KUALA LUMPUR: Huawei Malaysia has donated four technology solutions to the Ministry of Health to support the country's efforts to fight the Covid-19 pandemic.
Huawei Malaysia said the solutions will enable healthcare experts to work with frontline medical professionals to conduct remote online consultations with patients and enhance the effectiveness of diagnosis and treatment.
The solutions would also ensure there is continuous communication in real-time between the government and public hospitals, via its video conferencing and wireless connectivity capabilities, Huawei Malaysia said in a statement today.
Health Minister Datuk Seri Dr Adham Baba said the ministry was grateful for Huawei Malaysia’s help, especially to the front-liners of healthcare professionals during the trying hour.

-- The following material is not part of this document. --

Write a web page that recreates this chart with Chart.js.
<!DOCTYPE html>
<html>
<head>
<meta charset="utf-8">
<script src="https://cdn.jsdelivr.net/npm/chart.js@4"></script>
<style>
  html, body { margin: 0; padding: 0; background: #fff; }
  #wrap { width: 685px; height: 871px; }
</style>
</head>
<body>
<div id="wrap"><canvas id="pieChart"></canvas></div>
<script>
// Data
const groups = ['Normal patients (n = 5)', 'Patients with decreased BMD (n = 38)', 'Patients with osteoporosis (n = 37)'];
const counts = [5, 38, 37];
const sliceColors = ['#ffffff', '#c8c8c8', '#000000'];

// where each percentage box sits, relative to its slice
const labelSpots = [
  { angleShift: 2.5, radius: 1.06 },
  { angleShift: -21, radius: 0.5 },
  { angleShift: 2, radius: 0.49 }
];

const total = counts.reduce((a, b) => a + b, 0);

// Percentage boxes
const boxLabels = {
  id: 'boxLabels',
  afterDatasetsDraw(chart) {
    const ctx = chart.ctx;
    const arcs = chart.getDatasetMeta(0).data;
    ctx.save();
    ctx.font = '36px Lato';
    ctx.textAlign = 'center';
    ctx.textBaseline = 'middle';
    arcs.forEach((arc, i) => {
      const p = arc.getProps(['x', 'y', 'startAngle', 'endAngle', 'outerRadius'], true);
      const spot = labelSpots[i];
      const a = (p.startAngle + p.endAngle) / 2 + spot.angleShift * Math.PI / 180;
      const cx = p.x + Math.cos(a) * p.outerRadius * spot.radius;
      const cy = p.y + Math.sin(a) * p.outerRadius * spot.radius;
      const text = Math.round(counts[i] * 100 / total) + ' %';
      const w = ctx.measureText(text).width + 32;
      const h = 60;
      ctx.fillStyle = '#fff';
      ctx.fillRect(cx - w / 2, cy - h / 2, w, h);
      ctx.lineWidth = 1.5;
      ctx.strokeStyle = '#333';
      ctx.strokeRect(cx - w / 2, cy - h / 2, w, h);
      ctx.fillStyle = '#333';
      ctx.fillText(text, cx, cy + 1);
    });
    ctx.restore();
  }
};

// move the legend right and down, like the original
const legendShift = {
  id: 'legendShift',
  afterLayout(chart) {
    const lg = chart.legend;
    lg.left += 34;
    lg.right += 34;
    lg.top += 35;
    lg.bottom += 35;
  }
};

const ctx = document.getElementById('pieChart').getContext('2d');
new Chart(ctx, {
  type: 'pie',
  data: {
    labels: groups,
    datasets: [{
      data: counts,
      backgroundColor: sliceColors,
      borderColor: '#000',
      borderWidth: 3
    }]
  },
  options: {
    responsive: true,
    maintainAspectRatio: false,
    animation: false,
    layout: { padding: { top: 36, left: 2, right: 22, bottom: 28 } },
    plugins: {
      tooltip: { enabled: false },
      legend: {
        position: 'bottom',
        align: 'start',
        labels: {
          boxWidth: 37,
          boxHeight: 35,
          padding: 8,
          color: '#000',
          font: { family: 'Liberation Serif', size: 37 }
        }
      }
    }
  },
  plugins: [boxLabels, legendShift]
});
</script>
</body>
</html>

“Through their donation, we continue to press forward in curbing this pandemic as fast as possible,” Adham said in the statement.
Huawei Malaysia chief executive officer Michael Yuan said the four solutions were Huawei Telemedicine Video Conference, Hospital Wireless Network Communication Solution, AI Cloud Auto Detection Solution and Nova 7i smartphones (200 units).
Yuan said the video conference solution would provide secure, professional, and reliable audio for all the quarantine hospitals to have a real-time video conference and collaboration with the Ministry of Health.
The Hospital Wireless Network Communication Solution will provide wireless network coverage for hospitals, wards and emergency medical tents.
“With Huawei 5G-powered unique antenna and algorithm technologies, Huawei wireless network communication can provide services with no waiting time and achieve no packet loss during roaming.
“This allows various users, including doctors in diagnostic rooms, nurses in wards and epidemic emergency teams to utilise the high-speed network connection in their fight against Covid-19,” he said.
The AI solution leverages core cloud services such as cloud-network synergy, Big Data and artificial intelligence of Huawei Cloud and its partners.
It will enable early detection and diagnosis so that hospitals can swiftly identify the infected patients for early quarantine and receive early treatment.